* BEGIN Entries supplied *

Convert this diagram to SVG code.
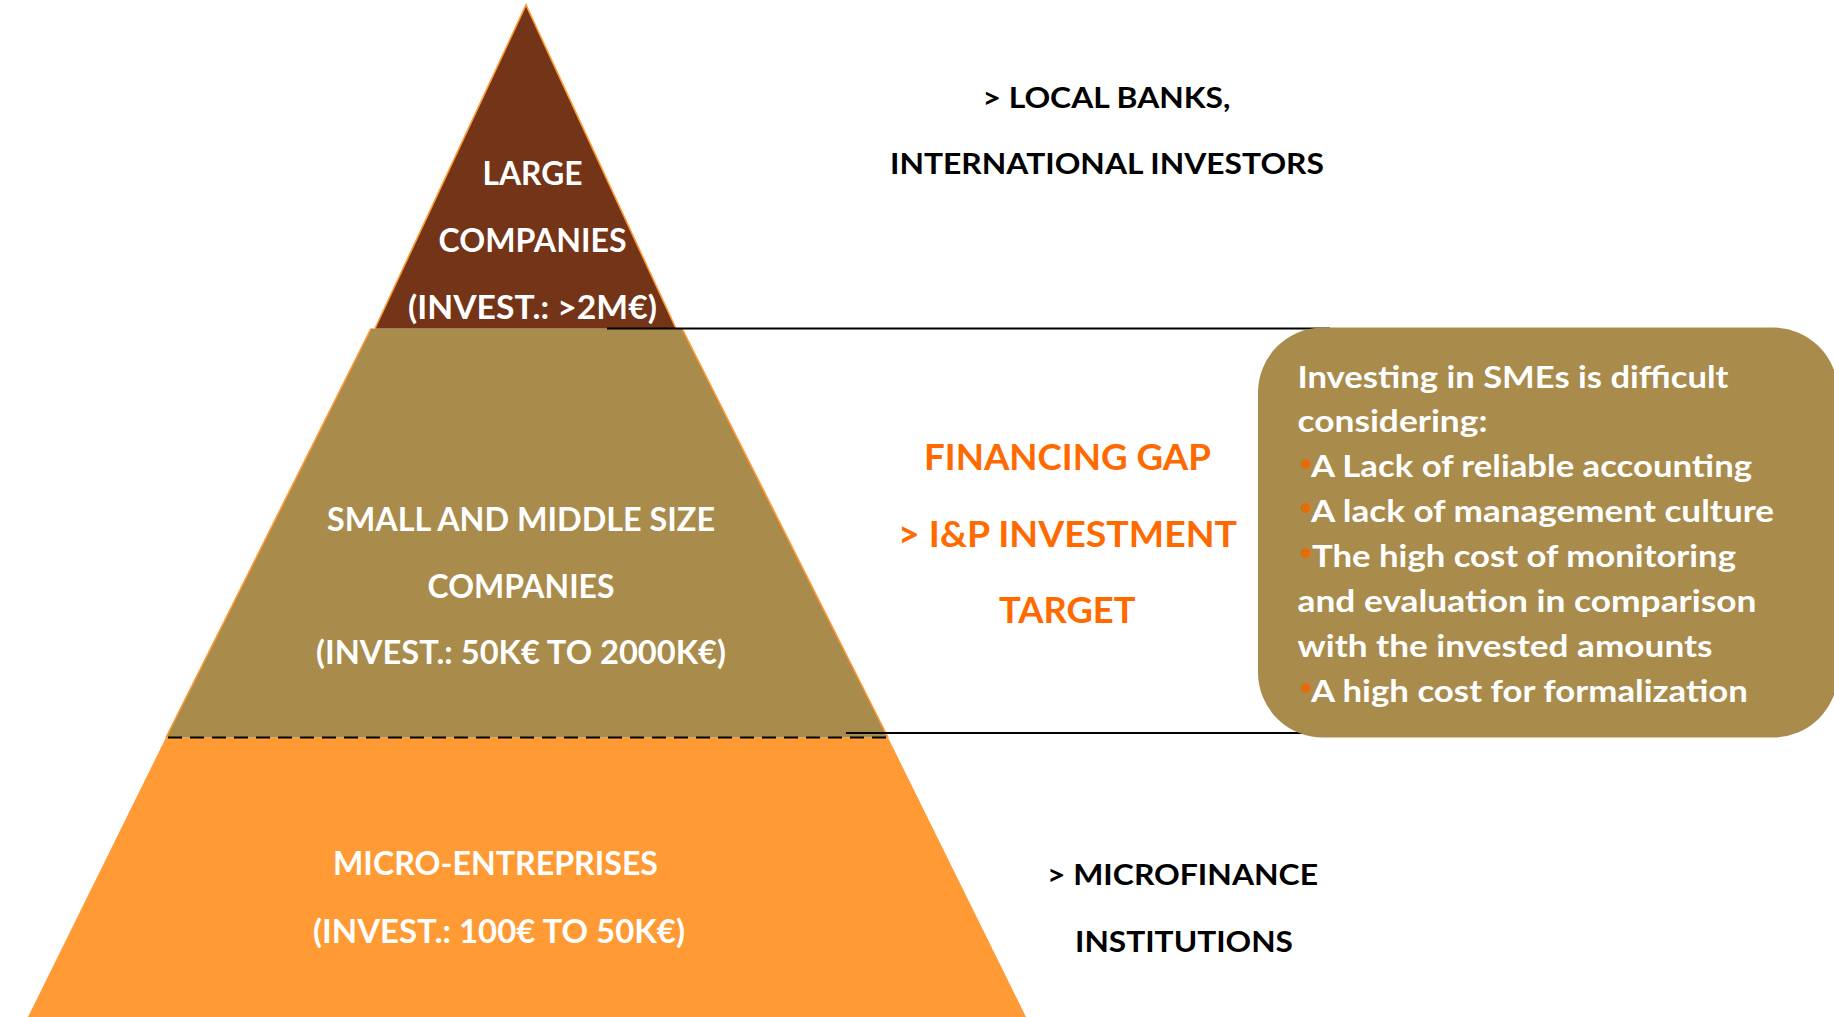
<svg xmlns="http://www.w3.org/2000/svg" width="1834" height="1017" viewBox="0 0 1834 1017">
  <style>
    .lbl { font-family: Lato, "Open Sans", "Liberation Sans", sans-serif; font-weight: 700; }
    .white { fill: #FFFFFF; }
    .black { fill: #000000; }
    .accent { fill: #FF6A00; }
    .bul { fill: #E46C0A; font-family: Lato, "Liberation Sans", sans-serif; font-weight: 700; font-size: 22px; }
    .tier { font-size: 32px; }
    .side { font-size: 29px; }
    .gap { font-size: 36px; }
    .body { font-size: 30px; }
    .edge { stroke: #FF9A35; stroke-width: 1.6; fill: none; }
    .link { stroke: #000000; stroke-width: 2; fill: none; }
    .divider { stroke: #000000; stroke-width: 2.2; stroke-dasharray: 14 8; fill: none; }
  </style>

  <!-- pyramid base: micro-enterprises -->
  <g id="tier-micro">
    <polygon points="166,737.5 888,737.5 1026,1017 28,1017" fill="#FF9A35"/>
    <text class="lbl white tier" x="333" y="875" textLength="325" lengthAdjust="spacingAndGlyphs">MICRO-ENTREPRISES</text>
    <text class="lbl white tier" x="313" y="942.5" textLength="372" lengthAdjust="spacingAndGlyphs">(INVEST.: 100€ TO 50K€)</text>
  </g>

  <!-- middle band: SMEs, orange rim on the slanted sides only -->
  <g id="tier-sme">
    <polygon points="371,328.5 682,328.5 888,737.5 166,737.5" fill="#A98B4C"/>
    <line class="edge" x1="371" y1="328.5" x2="166" y2="737.5"/>
    <line class="edge" x1="682" y1="328.5" x2="888" y2="737.5"/>
    <text class="lbl white tier" x="327" y="530.5" textLength="388" lengthAdjust="spacingAndGlyphs">SMALL AND MIDDLE SIZE</text>
    <text class="lbl white tier" x="427.5" y="597.5" textLength="187" lengthAdjust="spacingAndGlyphs">COMPANIES</text>
    <text class="lbl white tier" x="316" y="664" textLength="410" lengthAdjust="spacingAndGlyphs">(INVEST.: 50K€ TO 2000K€)</text>
  </g>

  <!-- tier separator -->
  <line class="divider" x1="168" y1="737.5" x2="889" y2="737.5"/>

  <!-- apex: large companies -->
  <g id="tier-large">
    <polygon points="526,5 676,328.5 375,328.5" fill="#733418"/>
    <polyline class="edge" points="375,328.5 526,5 676,328.5"/>
    <text class="lbl white tier" x="482.5" y="185" textLength="100" lengthAdjust="spacingAndGlyphs">LARGE</text>
    <text class="lbl white tier" x="438.5" y="252" textLength="188" lengthAdjust="spacingAndGlyphs">COMPANIES</text>
    <text class="lbl white tier" x="408" y="319" textLength="249" lengthAdjust="spacingAndGlyphs">(INVEST.: &gt;2M€)</text>
  </g>

  <!-- bracket lines marking the SME band -->
  <g id="connectors">
    <line class="link" x1="607" y1="328.5" x2="1330" y2="328.5"/>
    <line class="link" x1="846" y1="733" x2="1320" y2="733"/>
  </g>

  <g id="label-banks">
    <text class="lbl black side" x="982.5" y="107.5" textLength="248" lengthAdjust="spacingAndGlyphs">&gt; LOCAL BANKS,</text>
    <text class="lbl black side" x="890" y="173.5" textLength="434" lengthAdjust="spacingAndGlyphs">INTERNATIONAL INVESTORS</text>
  </g>

  <g id="label-gap">
    <text class="lbl accent gap" x="924" y="469.5" textLength="287" lengthAdjust="spacingAndGlyphs">FINANCING GAP</text>
    <text class="lbl accent gap" x="898" y="546.5" textLength="339" lengthAdjust="spacingAndGlyphs">&gt; I&amp;P INVESTMENT</text>
    <text class="lbl accent gap" x="999" y="622.5" textLength="136.5" lengthAdjust="spacingAndGlyphs">TARGET</text>
  </g>

  <g id="label-microfinance">
    <text class="lbl black side" x="1047" y="884.5" textLength="271" lengthAdjust="spacingAndGlyphs">&gt; MICROFINANCE</text>
    <text class="lbl black side" x="1075" y="952" textLength="218" lengthAdjust="spacingAndGlyphs">INSTITUTIONS</text>
  </g>

  <!-- callout listing why SME investment is hard -->
  <g id="box-constraints">
    <rect x="1258" y="327.5" width="580" height="410" rx="65" ry="65" fill="#A98B4C"/>
    <text class="lbl white body" x="1297.5" y="387.5" textLength="431" lengthAdjust="spacingAndGlyphs">Investing in SMEs is difficult</text>
    <text class="lbl white body" x="1297.5" y="432.4" textLength="190" lengthAdjust="spacingAndGlyphs">considering:</text>
    <text class="bul" x="1299.5" y="470.5">•</text>
    <text class="lbl white body" x="1311" y="477.3" textLength="441" lengthAdjust="spacingAndGlyphs">A Lack of reliable accounting</text>
    <text class="bul" x="1299.5" y="515.4">•</text>
    <text class="lbl white body" x="1311" y="522.2" textLength="463" lengthAdjust="spacingAndGlyphs">A lack of management culture</text>
    <text class="bul" x="1299.5" y="560.3">•</text>
    <text class="lbl white body" x="1312" y="567.1" textLength="424" lengthAdjust="spacingAndGlyphs">The high cost of monitoring</text>
    <text class="lbl white body" x="1297.5" y="612" textLength="459" lengthAdjust="spacingAndGlyphs">and evaluation in comparison</text>
    <text class="lbl white body" x="1297.5" y="656.9" textLength="415" lengthAdjust="spacingAndGlyphs">with the invested amounts</text>
    <text class="bul" x="1299.5" y="695">•</text>
    <text class="lbl white body" x="1311" y="701.8" textLength="437" lengthAdjust="spacingAndGlyphs">A high cost for formalization</text>
  </g>
</svg>
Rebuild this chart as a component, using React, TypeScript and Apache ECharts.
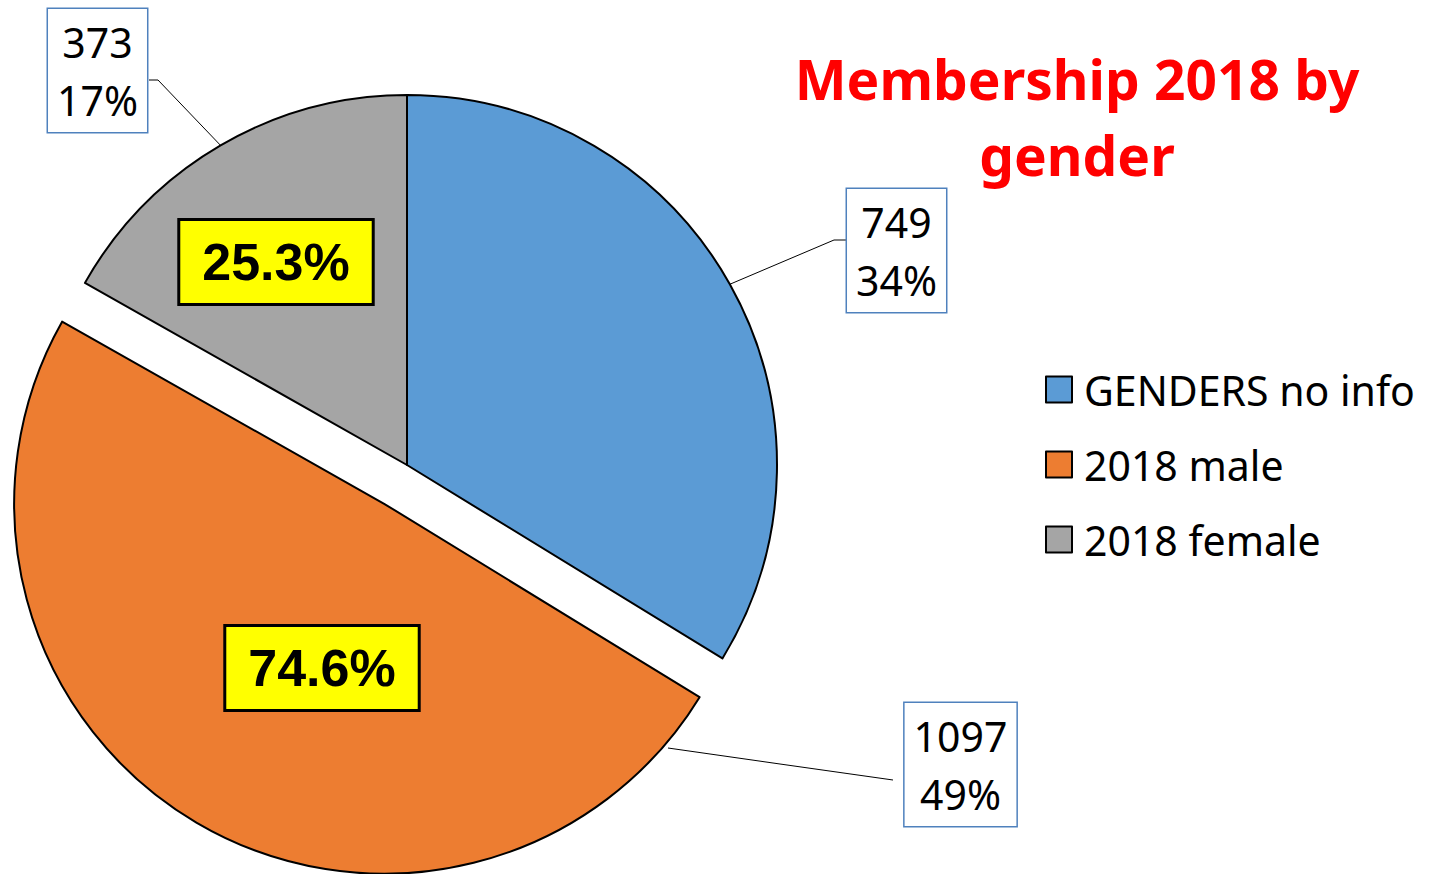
import React, { useEffect, useRef } from "react";
import * as echarts from "echarts";

const categories = ["GENDERS no info", "2018 male", "2018 female"];
const members = [749, 1097, 373];
const percentLabels = ["34%", "49%", "17%"];
const insideLabels = ["", "74.6%", "25.3%"];
const colors = ["#5B9BD5", "#ED7D31", "#A5A5A5"];
const exploded = [false, true, false];

// outside label boxes: [center x, top y], and the leader-line bends
const outerBoxes = [
  [896.5, 189],
  [960.5, 703],
  [97.5, 9],
];
const outerLines = [
  { start: null, mid: [834, 240], end: [847, 240] },
  { start: [668, 748], mid: [780, 764], end: [893, 780] },
  { start: null, mid: [158, 80], end: [149, 80] },
];
const innerCenters = [
  [0, 0],
  [322, 668],
  [276, 262],
];

const FONT = "Noto Sans";
const CENTER = [407, 465];
const RADIUS = 370;

export default function App() {
  const ref = useRef<HTMLDivElement>(null);
  useEffect(() => {
    if (!ref.current) return;
    const chart = echarts.init(ref.current, undefined, { renderer: "svg" });
    const mainData = categories.map((name, i) => ({
      name,
      value: members[i],
      selected: exploded[i],
      itemStyle: { color: colors[i] },
    }));
    const outerData = categories.map((name, i) => ({ name, value: members[i] }));
    const innerData = categories.map((name, i) => ({
      name,
      value: members[i],
      label: { show: insideLabels[i] !== "" },
    }));
    const ghost = {
      type: "pie",
      center: CENTER,
      radius: RADIUS,
      startAngle: 90,
      clockwise: true,
      silent: true,
      selectedMode: false,
      avoidLabelOverlap: false,
      itemStyle: { color: "rgba(0,0,0,0)", borderWidth: 0 },
      emphasis: { disabled: true },
    };
    chart.setOption({
      animation: false,
      backgroundColor: "#ffffff",
      title: {
        text: "Membership 2018 by\ngender",
        left: 1072,
        top: 35,
        textAlign: "center",
        textStyle: {
          fontFamily: FONT,
          fontWeight: "bold",
          fontSize: 55,
          lineHeight: 76,
          color: "#FF0000",
        },
      },
      legend: {
        orient: "vertical",
        left: 1040,
        top: 364,
        data: categories,
        icon: "rect",
        itemWidth: 26,
        itemHeight: 26,
        itemGap: 34,
        selectedMode: false,
        textStyle: {
          fontFamily: FONT,
          fontSize: 41,
          lineHeight: 40,
          color: "#000",
          padding: [0, 0, 0, 7],
        },
      },
      series: [
        {
          type: "pie",
          center: CENTER,
          radius: RADIUS,
          startAngle: 90,
          clockwise: true,
          selectedMode: "single",
          selectedOffset: 45,
          data: mainData,
          itemStyle: { borderColor: "#000", borderWidth: 2 },
          emphasis: { disabled: true },
          label: { show: false },
          labelLine: { show: false },
        },
        {
          ...ghost,
          data: outerData,
          label: {
            show: true,
            position: "outside",
            formatter: (p: any) => `${members[p.dataIndex]}\n${percentLabels[p.dataIndex]}`,
            fontFamily: FONT,
            fontSize: 41,
            lineHeight: 58,
            color: "#000",
            align: "center",
            backgroundColor: "#fff",
            borderColor: "#4F81BD",
            borderWidth: 1.5,
            padding: [4, 9, 3, 9],
          },
          labelLine: {
            show: true,
            length: 20,
            length2: 10,
            lineStyle: { color: "#000", width: 1 },
          },
          labelLayout: (p: any) => {
            const i = p.dataIndex;
            const ln = outerLines[i];
            const start = ln.start ? ln.start : p.labelLinePoints ? p.labelLinePoints[0] : ln.mid;
            return {
              x: outerBoxes[i][0],
              y: outerBoxes[i][1],
              align: "center",
              verticalAlign: "top",
              labelLinePoints: [start, ln.mid, ln.end],
            };
          },
        },
        {
          ...ghost,
          data: innerData,
          labelLine: { show: false },
          label: {
            position: "inside",
            formatter: (p: any) => insideLabels[p.dataIndex],
            fontFamily: "Liberation Sans",
            fontWeight: "bold",
            fontSize: 52,
            lineHeight: 52,
            color: "#000",
            backgroundColor: "#FFFF00",
            borderColor: "#000",
            borderWidth: 3,
            padding: [15, 22, 15, 22],
          },
          labelLayout: (p: any) => ({
            x: innerCenters[p.dataIndex][0],
            y: innerCenters[p.dataIndex][1],
            align: "center",
            verticalAlign: "middle",
          }),
        },
      ],
    });
    return () => chart.dispose();
  }, []);
  return (
    <div
      ref={ref}
      style={{ position: "fixed", left: 0, top: 0, width: 1433, height: 874, background: "#fff" }}
    />
  );
}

* END Entries supplied *

Objective:
Only the lines from the one bearing "Rebuild this chart" to the one bearing "const RADIUS = 370;", both included, should be restated word for word, with pictures left out.

Exercise response:
Rebuild this chart as a component, using React, TypeScript and Apache ECharts.
import React, { useEffect, useRef } from "react";
import * as echarts from "echarts";

const categories = ["GENDERS no info", "2018 male", "2018 female"];
const members = [749, 1097, 373];
const percentLabels = ["34%", "49%", "17%"];
const insideLabels = ["", "74.6%", "25.3%"];
const colors = ["#5B9BD5", "#ED7D31", "#A5A5A5"];
const exploded = [false, true, false];

// outside label boxes: [center x, top y], and the leader-line bends
const outerBoxes = [
  [896.5, 189],
  [960.5, 703],
  [97.5, 9],
];
const outerLines = [
  { start: null, mid: [834, 240], end: [847, 240] },
  { start: [668, 748], mid: [780, 764], end: [893, 780] },
  { start: null, mid: [158, 80], end: [149, 80] },
];
const innerCenters = [
  [0, 0],
  [322, 668],
  [276, 262],
];

const FONT = "Noto Sans";
const CENTER = [407, 465];
const RADIUS = 370;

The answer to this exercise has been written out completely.